Anglo-American this week rejected a proposal for a “merger of equals” from its Swiss rival Xstrata, calling it “totally unacceptable”. A combination of the two groups would make the new entity a mining giant with a market capitalisation of around £40bn and a global leader in base metals and platinum. But Anglo indicated that it is not averse to a deal in principle.
What the commentators said
Xstrata was “never going to get away with its cheeky” proposal, said David Wighton in The Times. Anglo’s shareholders would “rightly demand a takeover premium” for relinquishing control of its “attractive platinum, iron-ore and diamond assets”.
A takeover target can usually expect a 25%-30% premium, said Lex in the FT. Yet it seems unlikely that the cost savings from the deal will create enough value to offer Anglo a decent premium.

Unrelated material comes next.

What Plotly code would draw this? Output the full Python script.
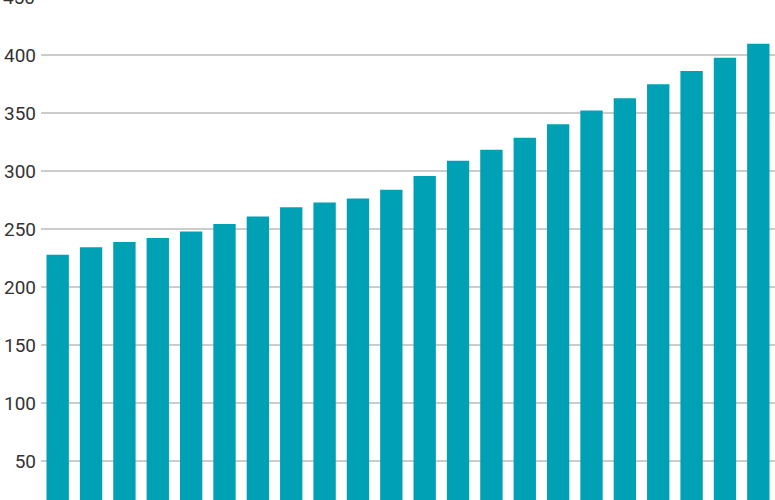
import plotly.graph_objects as go

# bar heights, left to right
categories = [str(i) for i in range(1, 23)]
values = [228, 234.5, 239, 242.5, 248, 254.5, 261, 269, 273, 276.5, 284,
          296, 309, 318.5, 329, 340.5, 352.5, 363, 375, 386.5, 398, 410]
tick_vals = [50, 100, 150, 200, 250, 300, 350, 400]
top_tick = 450
y_range = [16.6, 447.7]

bar_color = "#00a1b5"
text_color = "#333333"

fig = go.Figure()
fig.add_trace(go.Bar(x=categories, y=values, marker_color=bar_color,
                     marker_line_width=0))

fig.update_layout(
    width=775, height=500,
    margin=dict(l=41, r=0, t=0, b=0),
    paper_bgcolor="white", plot_bgcolor="white",
    bargap=0.33,
    showlegend=False,
    font=dict(family="Roboto", size=19, color=text_color),
)
fig.update_xaxes(showticklabels=False, showgrid=False, zeroline=False,
                 showline=False)
fig.update_yaxes(range=y_range, tickvals=tick_vals,
                 showgrid=True, gridcolor="#cccccc", gridwidth=1.5,
                 zeroline=False, showline=False, ticks="",
                 ticklabelstandoff=4)

# the 450 label sits just above the top edge, only its lower half shows
top_pos = (top_tick - y_range[0]) / (y_range[1] - y_range[0])
fig.add_annotation(x=0, xref="paper", y=top_pos, yref="paper",
                   text=str(top_tick), showarrow=False,
                   xanchor="right", yanchor="middle", xshift=-4,
                   font=dict(family="Roboto", size=19, color=text_color))

# no page margin round the figure
fig.write_html("out.html", config={"displayModeBar": False},
               post_script="document.body.style.margin='0';")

Moreover, neither Xstrata nor its main shareholder, Glencore, have much cash on hand to sweeten the deal, said Matthew Curtin in The Wall Street Journal.
In any case, achieving cost savings requires managements agreeing on how to structure the new company, and “there are glaring differences in outlook and management approach” that would make “formidable obstacles” to any deal, said William MacNamara in the FT.
The South African government could well block a tie-up on job losses or antitrust concerns, added Lex. The upshot of Xstrata’s Anglo approach may be that it will “re-awaken” Brazilian miner Vale’s interest in it, while there are rumours that Chinese mining group Chinalco is keen to pursue Anglo. The deal making cycle, said Economist.com, “is clearly on an upswing”.